Some time ago I found a giant globe. Inside the globe were three spheres. The largest was centered in the globe, and the second largest, at some distance moved in an elliptical rotation around the central sphere. The smallest of the spheres circled around the second sphere. This machine quite fascinated me, so I set about to explore its wonders.
Most curious was I that I could find nothing connecting the spheres. They seemed to simply float in their positions. Neither could I discover any source of power. After much contemplation, I concluded that the power that ran the machine must be contained in the spheres themselves. Then I looked for a way to open the globe, but no place of entry to the globe was obvious. When I gave up on that, I began to look around the room where the globe was located.
I spied a book lying in the corner of the room, and I opened it. In the beginning of the book, the maker of the globe was clearly identified, but being unfamiliar with this person it was of little help in my quest to unlock the mysteries of the globe. I read further into the book and did discover some hints about the workings of the globe, but this partial information only led to frustration. However, I did learn much about the maker in my readings. So, I finally decided to set out on a quest to find the maker. I concluded that only in him lay the answers to satisfy my curiosity.

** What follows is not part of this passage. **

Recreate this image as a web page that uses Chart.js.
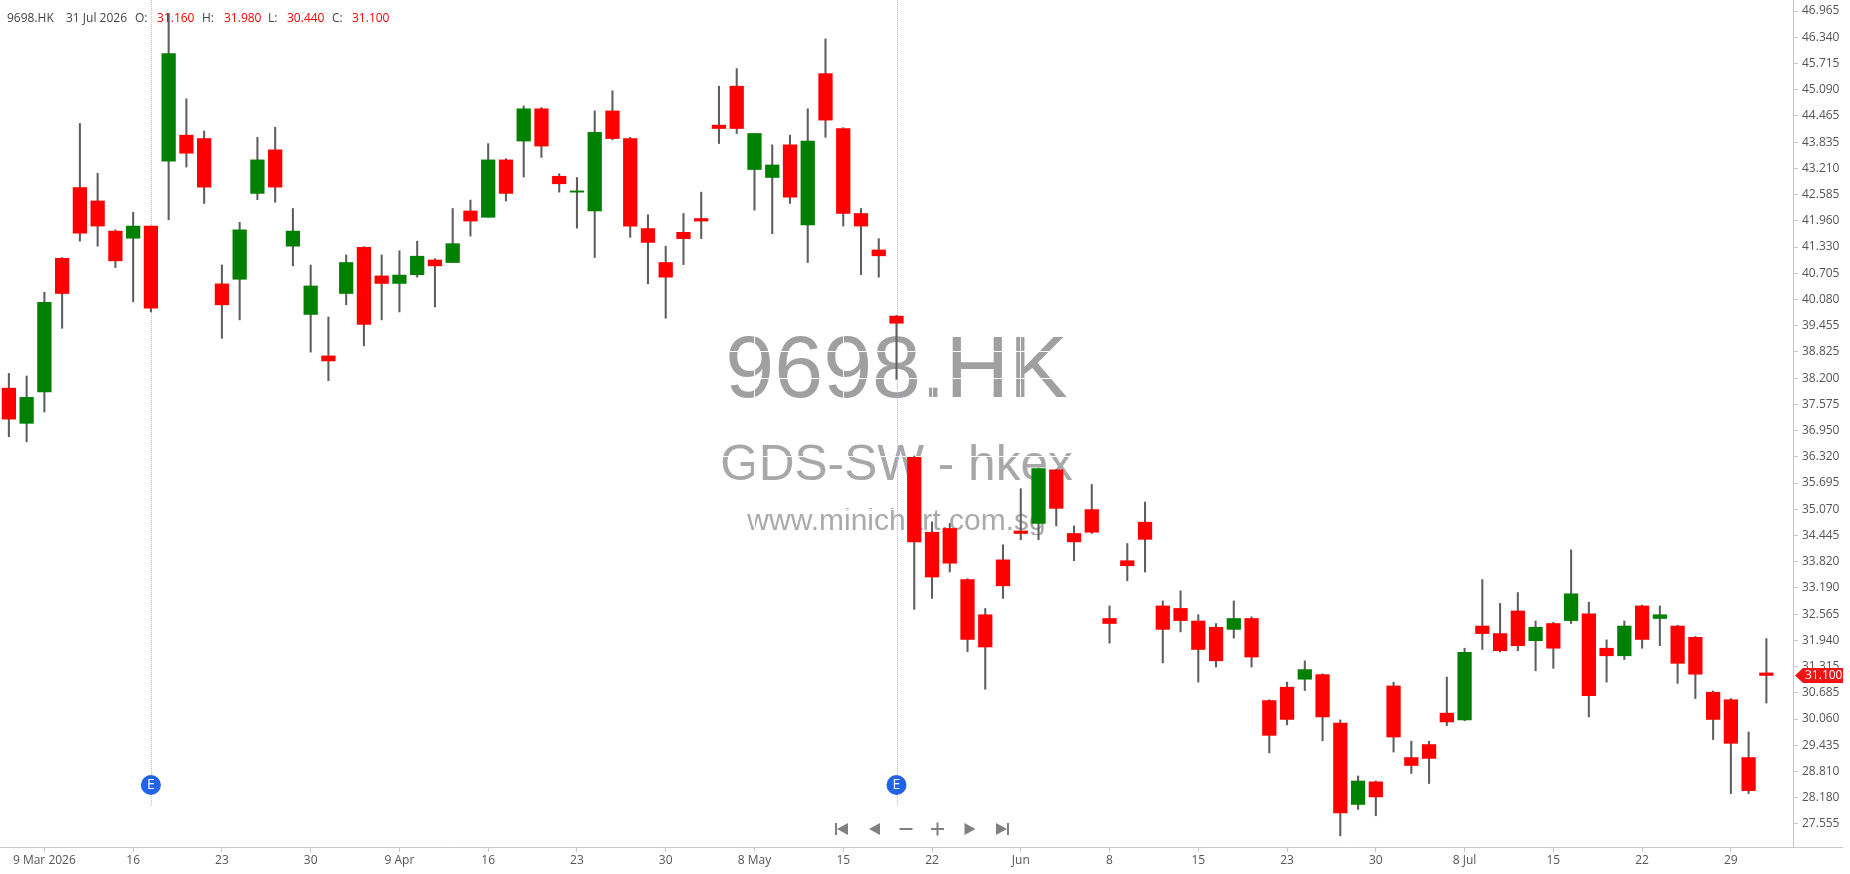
<!DOCTYPE html>
<html>
<head>
<meta charset="utf-8">
<title>9698.HK</title>
<script src="https://cdn.jsdelivr.net/npm/chart.js@4"></script>
<style>
html,body{margin:0;padding:0;background:#fff;overflow:hidden}
canvas{display:block}
</style>
</head>
<body>
<canvas id="c" width="1850" height="874"></canvas>
<script>
const categories = ['5 Mar','6 Mar','9 Mar','10 Mar','11 Mar','12 Mar','13 Mar','16 Mar','17 Mar','18 Mar','19 Mar','20 Mar','23 Mar','24 Mar','25 Mar','26 Mar','27 Mar','30 Mar','31 Mar','1 Apr','2 Apr','8 Apr','9 Apr','10 Apr','13 Apr','14 Apr','15 Apr','16 Apr','17 Apr','20 Apr','21 Apr','22 Apr','23 Apr','24 Apr','27 Apr','28 Apr','29 Apr','30 Apr','4 May','5 May','6 May','7 May','8 May','11 May','12 May','13 May','14 May','15 May','18 May','19 May','20 May','21 May','22 May','26 May','27 May','28 May','29 May','1 Jun','2 Jun','3 Jun','4 Jun','5 Jun','8 Jun','9 Jun','10 Jun','11 Jun','12 Jun','15 Jun','16 Jun','17 Jun','18 Jun','22 Jun','23 Jun','24 Jun','25 Jun','26 Jun','29 Jun','30 Jun','2 Jul','3 Jul','6 Jul','7 Jul','8 Jul','9 Jul','10 Jul','13 Jul','14 Jul','15 Jul','16 Jul','17 Jul','20 Jul','21 Jul','22 Jul','23 Jul','24 Jul','27 Jul','28 Jul','29 Jul','30 Jul','31 Jul'];
const opens = [37.96,37.12,37.87,41.06,42.75,42.43,41.71,41.54,41.83,43.38,44.00,43.92,40.45,40.56,42.61,43.65,41.35,39.72,38.73,40.22,41.32,40.64,40.46,40.67,41.02,40.96,42.19,42.04,43.41,43.86,44.63,43.02,42.64,42.19,44.58,43.92,41.77,40.96,41.68,42.01,44.24,45.17,43.18,42.99,43.77,41.86,45.47,44.16,42.13,41.26,39.68,36.31,34.52,34.61,33.39,32.55,33.86,34.55,34.73,36.01,34.49,35.06,32.46,33.84,34.76,32.76,32.70,32.40,32.25,32.20,32.46,30.50,30.82,31.01,31.12,29.96,28.02,28.56,30.85,29.14,29.45,30.20,30.04,32.28,32.10,32.64,31.93,32.34,32.41,32.57,31.75,31.57,32.76,32.46,32.28,32.01,30.70,30.52,29.14,31.16];
const highs = [38.31,38.25,40.25,41.08,44.28,43.09,41.74,42.16,41.83,46.91,44.87,44.10,40.90,41.92,43.95,44.19,42.25,40.90,39.66,41.14,41.34,41.14,41.24,41.47,41.05,42.25,42.45,43.80,43.44,44.70,44.66,43.08,42.99,44.58,45.06,43.95,42.10,41.35,42.13,42.64,45.17,45.59,44.04,43.77,44.00,44.63,46.30,44.18,42.25,41.53,39.70,36.34,34.77,34.73,33.41,32.70,34.22,35.56,36.05,36.02,34.67,35.66,32.76,34.25,35.24,32.88,33.12,32.55,32.34,32.88,32.50,30.52,30.94,31.45,31.14,30.04,28.70,28.58,30.94,29.53,29.53,31.06,31.75,33.39,32.82,33.08,32.40,32.37,34.10,32.85,31.95,32.40,32.78,32.76,32.30,32.03,30.73,30.55,29.75,31.98];
const lows = [36.80,36.68,37.39,39.39,41.47,41.35,40.84,40.02,39.78,41.98,43.24,42.37,39.15,39.59,42.46,42.40,40.88,38.82,38.14,39.95,38.97,39.59,39.78,40.61,39.90,40.96,41.59,42.04,42.43,43.00,43.47,42.64,41.78,41.08,43.89,41.56,40.45,39.63,40.91,41.53,43.80,44.04,42.21,41.65,42.37,40.96,43.95,41.83,40.67,40.61,38.17,32.68,32.94,33.57,31.67,30.77,32.94,34.34,34.34,34.67,33.84,34.49,31.87,33.36,33.57,31.40,32.14,30.94,31.30,31.99,31.30,29.25,29.92,30.74,29.54,27.27,27.90,27.75,29.27,28.76,28.52,29.90,30.02,31.72,31.66,31.69,31.21,31.27,32.34,30.11,30.94,31.48,31.75,31.81,30.91,30.55,29.57,28.28,28.28,30.44];
const closes = [37.22,37.74,40.01,40.22,41.66,41.83,41.00,41.83,39.87,45.95,43.57,42.76,39.95,41.74,43.41,42.76,41.71,40.40,38.61,40.96,39.48,40.46,40.66,41.11,40.88,41.41,41.95,43.41,42.61,44.63,43.74,42.84,42.67,44.07,43.92,41.83,41.44,40.61,41.53,41.95,44.16,44.16,44.04,43.29,42.52,43.86,44.36,42.13,41.83,41.12,39.51,34.29,33.45,33.78,31.96,31.78,33.24,34.49,36.04,35.09,34.29,34.52,32.34,33.72,34.35,32.20,32.41,31.72,31.45,32.46,31.54,29.67,30.05,31.24,30.11,27.82,28.58,28.20,29.63,28.95,29.12,29.99,31.65,32.10,31.69,31.81,32.25,31.75,33.05,30.62,31.57,32.28,31.96,32.55,31.39,31.13,30.05,29.48,28.35,31.10];
const priceTicks = [46.965,46.340,45.715,45.090,44.465,43.835,43.210,42.585,41.960,41.330,40.705,40.080,39.455,38.825,38.200,37.575,36.950,36.320,35.695,35.070,34.445,33.820,33.190,32.565,31.940,31.315,30.685,30.060,29.435,28.810,28.180,27.555];
const dateTickLabels = ['9 Mar 2026','16','23','30','9 Apr','16','23','30','8 May','15','22','Jun','8','15','23','30','8 Jul','15','22','29'];
const earningsDays = ['17 Mar','20 May'];
const headerParts = [['9698.HK',7,'#444'],['31 Jul 2026',66,'#444'],['O:',135,'#444'],['31.160',157,'#f00'],['H:',202,'#444'],['31.980',224,'#f00'],['L:',268,'#444'],['30.440',287,'#f00'],['C:',332,'#444'],['31.100',352,'#f00']];

const UI_FONT = '"Open Sans", sans-serif';
const WM_FONT = '"Liberation Sans", Arial, sans-serif';

const watermarkPlugin = {
  id: 'watermark',
  beforeDraw(chart) {
    const {ctx, chartArea: a} = chart;
    const cx = (a.left + a.right) / 2;
    ctx.save();
    ctx.textAlign = 'center';
    ctx.textBaseline = 'alphabetic';
    ctx.fillStyle = '#a0a0a0';
    ctx.font = '88px ' + WM_FONT;
    ctx.fillText('9698.HK', cx, 397);
    ctx.fillStyle = '#a8a8a8';
    ctx.font = '49.6px ' + WM_FONT;
    ctx.fillText('GDS-SW - hkex', cx, 480);
    ctx.fillStyle = '#aaaaaa';
    ctx.font = '30px ' + WM_FONT;
    ctx.fillText('www.minichart.com.sg', cx, 530);
    ctx.restore();
  },
  beforeDatasetsDraw(chart) {
    const {ctx, scales: {x}} = chart;
    ctx.save();
    ctx.strokeStyle = '#a9c1ea';
    ctx.lineWidth = 1;
    ctx.setLineDash([1, 1]);
    earningsDays.forEach(d => {
      const px = Math.round(x.getPixelForValue(categories.indexOf(d))) + 0.5;
      ctx.beginPath();
      ctx.moveTo(px, 0);
      ctx.lineTo(px, 806);
      ctx.stroke();
    });
    ctx.restore();
  },
  afterDraw(chart) {
    const {ctx, chartArea: a, scales: {x, y}} = chart;
    ctx.save();
    ctx.strokeStyle = '#c8c8c8';
    ctx.lineWidth = 1;
    ctx.beginPath();
    ctx.moveTo(a.right, a.bottom + 0.5);
    ctx.lineTo(1843, a.bottom + 0.5);
    ctx.stroke();

    ctx.font = '12px ' + UI_FONT;
    ctx.textAlign = 'left';
    ctx.textBaseline = 'middle';
    headerParts.forEach(([t, px, col]) => {
      ctx.fillStyle = col;
      ctx.fillText(t, px, 18.5);
    });

    earningsDays.forEach(d => {
      const px = x.getPixelForValue(categories.indexOf(d));
      ctx.fillStyle = '#2363e8';
      ctx.beginPath();
      ctx.arc(px, 785, 10, 0, Math.PI * 2);
      ctx.fill();
      ctx.fillStyle = '#fff';
      ctx.font = '14px ' + UI_FONT;
      ctx.textAlign = 'center';
      ctx.textBaseline = 'middle';
      ctx.fillText('E', px, 785);
    });

    const last = closes[closes.length - 1];
    const ty = y.getPixelForValue(last);
    ctx.fillStyle = '#f01414';
    ctx.beginPath();
    ctx.moveTo(1795, ty);
    ctx.lineTo(1803, ty - 7.5);
    ctx.lineTo(1843, ty - 7.5);
    ctx.lineTo(1843, ty + 7.5);
    ctx.lineTo(1803, ty + 7.5);
    ctx.closePath();
    ctx.fill();
    ctx.fillStyle = '#fff';
    ctx.font = '12px ' + UI_FONT;
    ctx.textAlign = 'left';
    ctx.fillText(last.toFixed(3), 1805, ty + 0.5);

    const cy = 829;
    ctx.fillStyle = '#808080';
    const tri = (tip, base, h) => {
      ctx.beginPath();
      ctx.moveTo(tip, cy);
      ctx.lineTo(base, cy - h);
      ctx.lineTo(base, cy + h);
      ctx.closePath();
      ctx.fill();
    };
    ctx.fillRect(835, cy - 6, 2, 12);
    tri(837, 848, 6);
    tri(869, 880, 6);
    ctx.fillRect(899.5, cy - 1, 13, 2);
    ctx.fillRect(931, cy - 1, 13, 2);
    ctx.fillRect(936.5, cy - 6.5, 2, 13);
    tri(975.5, 964.5, 6);
    tri(1007, 996, 6);
    ctx.fillRect(1007, cy - 6, 2, 12);
    ctx.restore();
  }
};

new Chart(document.getElementById('c'), {
  type: 'bar',
  plugins: [watermarkPlugin],
  data: {
    labels: [...categories, ''],
    datasets: [
      {
        label: 'High-Low',
        data: lows.map((l, i) => [l, highs[i]]),
        backgroundColor: '#5e5e5e',
        barThickness: 1.4,
        grouped: false,
        order: 2
      },
      {
        label: 'Open-Close',
        data: opens.map((o, i) => [o, closes[i]]),
        backgroundColor: opens.map((o, i) => closes[i] >= o ? '#008000' : '#ff0000'),
        barThickness: 13.6,
        grouped: false,
        order: 1
      }
    ]
  },
  options: {
    responsive: false,
    animation: false,
    devicePixelRatio: 1,
    layout: {padding: 0},
    plugins: {legend: {display: false}, tooltip: {enabled: false}, title: {display: false}},
    scales: {
      x: {
        type: 'category',
        offset: true,
        afterBuildTicks(s) {
          s.ticks = s.ticks.filter(t => t.value >= 2 && (t.value - 2) % 5 === 0 && t.value < categories.length);
        },
        afterFit(s) { s.height = 27; s.paddingLeft = 0; s.paddingRight = 0; },
        grid: {color: '#ffffff', lineWidth: 1, tickColor: '#c8c8c8', tickLength: 5, offset: false},
        border: {color: '#c8c8c8'},
        ticks: {
          autoSkip: false,
          maxRotation: 0,
          minRotation: 0,
          padding: 1,
          color: '#555555',
          font: {family: UI_FONT, size: 12},
          callback(v, i) { return dateTickLabels[i]; }
        }
      },
      y: {
        type: 'linear',
        position: 'right',
        min: 27.004,
        max: 47.228,
        afterBuildTicks(s) { s.ticks = priceTicks.map(v => ({value: v})); },
        afterFit(s) { s.width = 57; s.paddingTop = 0; s.paddingBottom = 0; },
        grid: {color: '#ffffff', lineWidth: 1, tickColor: '#c8c8c8', tickLength: 5},
        border: {color: '#c8c8c8'},
        ticks: {
          autoSkip: false,
          padding: 4,
          color: '#555555',
          font: {family: UI_FONT, size: 12},
          callback(v) { return Number(v).toFixed(3); }
        }
      }
    }
  }
});
</script>
</body>
</html>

Many have believed that our universe came about by accident. But, as The Book tells us “For since the creation of the world God’s invisible qualities-his eternal power and divine nature-have been clearly seen, being understood from what has been made …” (Romans 1:20). In order to understand the world we live in, I believe we should set out on a quest to find the maker. He has the answers we seek. Yes, The Book is very helpful with this endeavor.